Du Maroc à l’Irak, en passant par le Soudan, le Liban et la Palestine, les artistes d’Oshtoora ont été choisis pour leur qualité et invités dans un espace vierge à l’ambiance unique.
« On cherchait un endroit à l’abri du chaos cairote car la nature du lieu a une réelle influence sur les productions musicales » nous explique Moe.
« Jouer dans un espace aussi sublime a permis de libérer des énergies musicales qui ont provoqué une synergie que nous n’imaginions même pas. A la fin du festival, les artistes se sont livrés à une jam session collective qui n’était pas du tout prévue et le résultat était d’un niveau musical incroyable. » lance Heba El Sherif, architecte de formation et co-organisatrice du festival.

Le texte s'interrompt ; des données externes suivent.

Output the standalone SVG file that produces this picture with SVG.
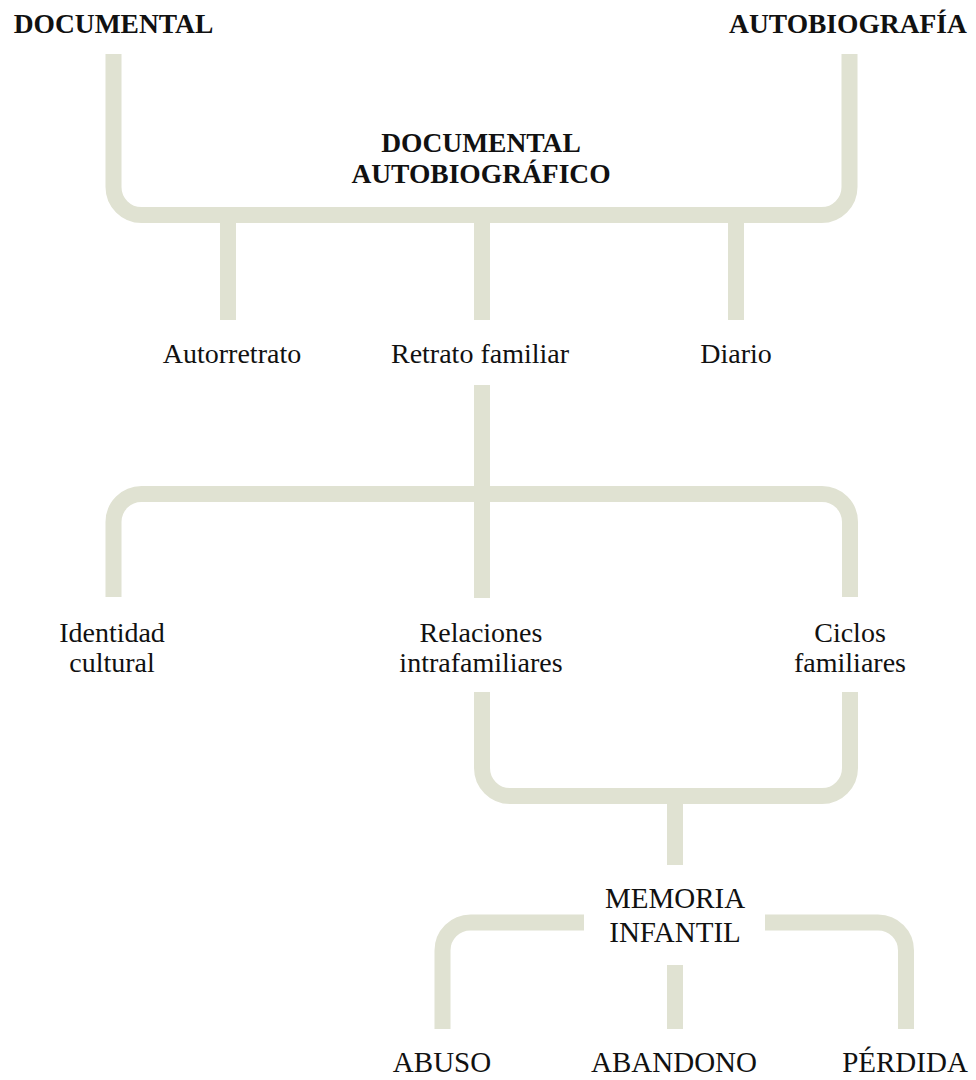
<svg xmlns="http://www.w3.org/2000/svg" width="976" height="1080" viewBox="0 0 976 1080">
<style>
.c{fill:none;stroke:#e0e2d2;stroke-width:16;stroke-linecap:butt}
text{font-family:"Liberation Serif","Times New Roman",serif;fill:#111;text-anchor:middle}
.b{font-weight:bold;font-size:27.5px}
.r{font-size:28px}
.k{font-size:29px}
</style>
<rect width="976" height="1080" fill="#fff"/>
<g id="connectors">
<path class="c" d="M113.5 54 V187 A28 28 0 0 0 141.5 215 H821.5 A28 28 0 0 0 849.5 187 V54"/>
<path class="c" d="M228 215 V320"/>
<path class="c" d="M482 215 V320"/>
<path class="c" d="M736 215 V320"/>
<path class="c" d="M482 385 V598"/>
<path class="c" d="M113.5 597 V522 A28 28 0 0 1 141.5 494 H822 A28 28 0 0 1 850 522 V597"/>
<path class="c" d="M482 692 V768 A28 28 0 0 0 510 796 H822 A28 28 0 0 0 850 768 V692"/>
<path class="c" d="M675 796 V865"/>
<path class="c" d="M584 922.5 H470.5 A28 28 0 0 0 442.5 950.5 V1029"/>
<path class="c" d="M765 922.5 H878 A28 28 0 0 1 906 950.5 V1029"/>
<path class="c" d="M675 965 V1029"/>
</g>
<g id="documental"><text class="b" x="113.5" y="33">DOCUMENTAL</text></g>
<g id="autobiografia"><text class="b" x="848" y="33">AUTOBIOGRAFÍA</text></g>
<g id="documental-autobiografico"><text class="b" x="481" y="152">DOCUMENTAL</text><text class="b" x="481" y="183">AUTOBIOGRÁFICO</text></g>
<g id="autorretrato"><text class="r" x="232" y="363">Autorretrato</text></g>
<g id="retrato-familiar"><text class="r" x="480" y="363">Retrato familiar</text></g>
<g id="diario"><text class="r" x="736" y="363">Diario</text></g>
<g id="identidad-cultural"><text class="r" x="112" y="642">Identidad</text><text class="r" x="112" y="672">cultural</text></g>
<g id="relaciones-intrafamiliares"><text class="r" x="481" y="642">Relaciones</text><text class="r" x="481" y="672">intrafamiliares</text></g>
<g id="ciclos-familiares"><text class="r" x="850" y="642">Ciclos</text><text class="r" x="850" y="672">familiares</text></g>
<g id="memoria-infantil"><text class="k" x="675" y="908">MEMORIA</text><text class="k" x="675" y="942">INFANTIL</text></g>
<g id="abuso"><text class="k" x="442" y="1072">ABUSO</text></g>
<g id="abandono"><text class="k" x="674" y="1072">ABANDONO</text></g>
<g id="perdida"><text class="k" x="905" y="1072">PÉRDIDA</text></g>
</svg>
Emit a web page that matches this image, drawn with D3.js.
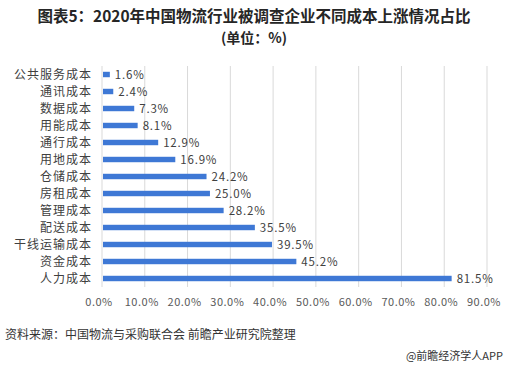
<!doctype html>
<html lang="zh">
<head>
  <meta charset="UTF-8">
  <title>2020年中国物流行业被调查企业不同成本上涨情况占比</title>
  <style type="text/css">
    body { margin: 0; background: #fff; }
    text { font-family: "Noto Sans CJK SC", "Noto Sans", sans-serif; }
  </style>
  <script src="https://cdn.jsdelivr.net/npm/d3@7/dist/d3.min.js"></script>
</head>
<body>
  <div id="container"></div>
  <script>
    var categories = ['公共服务成本', '通讯成本', '数据成本', '用能成本', '通行成本', '用地成本', '仓储成本',
      '房租成本', '管理成本', '配送成本', '干线运输成本', '资金成本', '人力成本'];
    var values = [1.6, 2.4, 7.3, 8.1, 12.9, 16.9, 24.2, 25.0, 28.2, 35.5, 39.5, 45.2, 81.5];
    var xTicks = [0, 10, 20, 30, 40, 50, 60, 70, 80, 90];

    var width = 508, height = 369,
      margin = { left: 102, top: 66, right: 21, bottom: 82 };

    var svg = d3.select('#container').append('svg').attr('width', width).attr('height', height);

    // 标题
    svg.append('text').attr('x', 254).attr('y', 22).attr('text-anchor', 'middle')
      .attr('font-size', 15.5).attr('font-weight', 'bold').attr('fill', '#262626')
      .text('图表5：2020年中国物流行业被调查企业不同成本上涨情况占比');
    svg.append('text').attr('x', 254).attr('y', 43).attr('text-anchor', 'middle')
      .attr('font-size', 14).attr('font-weight', 'bold').attr('fill', '#262626')
      .text('(单位：%)');

    var x = d3.scaleLinear().domain([0, 90]).range([margin.left, width - margin.right]);
    var y = d3.scaleBand().domain(categories).range([margin.top, height - margin.bottom]).paddingInner(0.68).paddingOuter(0.34);

    // 网格线
    svg.append('g').selectAll('line').data(xTicks).enter().append('line')
      .attr('x1', d => x(d)).attr('x2', d => x(d))
      .attr('y1', margin.top).attr('y2', height - margin.bottom)
      .attr('stroke', '#d9d9d9').attr('stroke-width', 1);

    // x轴刻度
    svg.append('g').selectAll('text').data(xTicks).enter().append('text')
      .attr('x', d => x(d) - 3).attr('y', 306).attr('text-anchor', 'middle')
      .attr('font-size', 11).attr('fill', '#595959').attr('letter-spacing', 0.5)
      .text(d => d.toFixed(1) + '%');

    // 类别标签
    svg.append('g').selectAll('text').data(categories).enter().append('text')
      .attr('x', margin.left - 10).attr('y', d => y(d) + y.bandwidth() / 2).attr('dy', '0.36em')
      .attr('text-anchor', 'end').attr('font-size', 12).attr('letter-spacing', 1).attr('fill', '#404040')
      .text(d => d);

    // 条形
    svg.append('g').selectAll('rect').data(values).enter().append('rect')
      .attr('x', x(0) + 1).attr('y', (d, i) => y(categories[i]))
      .attr('width', d => x(d) - x(0)).attr('height', y.bandwidth())
      .attr('fill', '#3e78d5');

    // 数值标签
    svg.append('g').selectAll('text').data(values).enter().append('text')
      .attr('x', d => x(d) + 6).attr('y', (d, i) => y(categories[i]) + y.bandwidth() / 2).attr('dy', '0.36em')
      .attr('font-size', 11.5).attr('fill', '#404040').attr('letter-spacing', 0.8)
      .text(d => d.toFixed(1) + '%');

    // 资料来源
    svg.append('text').attr('x', 5).attr('y', 339).attr('font-size', 12).attr('fill', '#333')
      .text('资料来源：中国物流与采购联合会 前瞻产业研究院整理');
    svg.append('text').attr('x', 503).attr('y', 360).attr('text-anchor', 'end')
      .attr('font-size', 11).attr('fill', '#333')
      .text('@前瞻经济学人APP');
  </script>
</body>
</html>
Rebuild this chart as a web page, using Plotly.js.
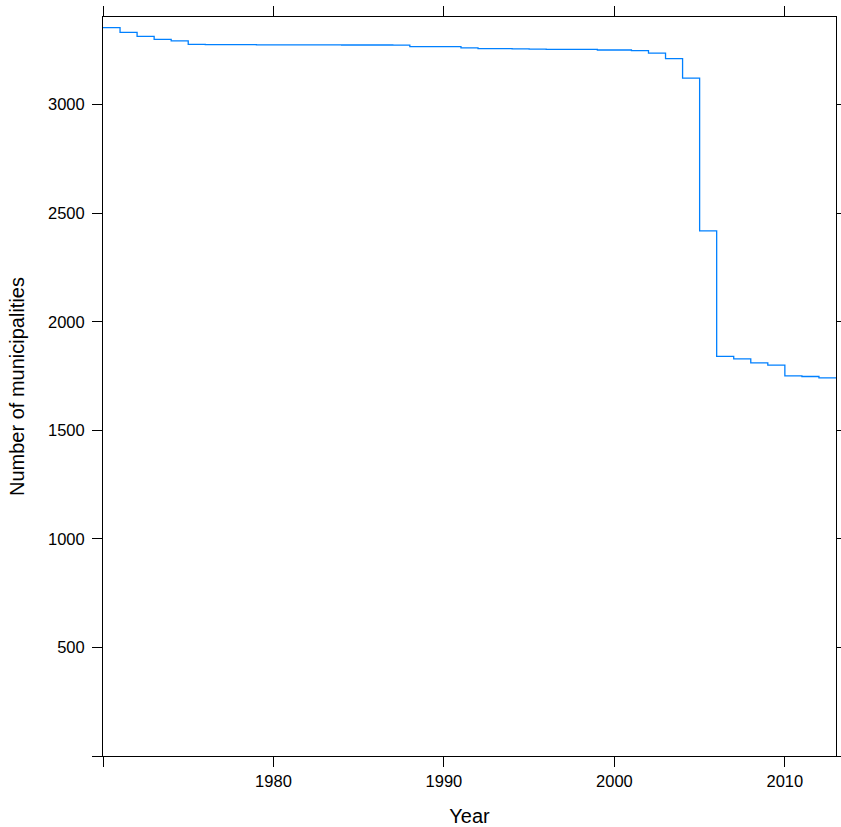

Après avoir conversé avec les deux membres de l’organisation d’Osthoora, dont les yeux s’allument à la simple évocation du mot, nous sommes invités à poursuivre la discussion à la soirée qui couronne le lancement du site.
Au fil des discussions informelles et des projections des vidéos du palestinien Thamer Abu Ghazaleh, du marocain Mehdi Nassouli ou encore des libanaises Noel & Michelles, nous découvrons des bribes de la « Oshtoora expérience » qui donnent envie de vivre l’aventure.
Pour le choix des artistes, la volonté de l’équipe était de mettre en avant la richesse artistique de la région en promouvant des artistes connus et moins connus. La première édition du festival a permis d’interconnecter les sphères artistiques du Maghreb et du Moyen-Orient et de les faire découvrir à un public égyptien très réceptif à ce genre d’expérience interculturelle.
« Il n’y avait pas de style musical particulier, le seul maître mot était de faire connaître la scène artistique alternative ».
Que ce soit pour la musique, l’alimentation, les arts visuels ou le cinéma, Oshtoora a rassemblé des noms qui incarnent un renouveau artistique loin des sentiers battus du mainstream.
« Oshtoora ?», « ça ne veut rien dire en particulier, ça sonnait bien », me lance Moe, le sourire aux lèvres. J’avais presque oublié le maître mot de Like Jelly : décontraction.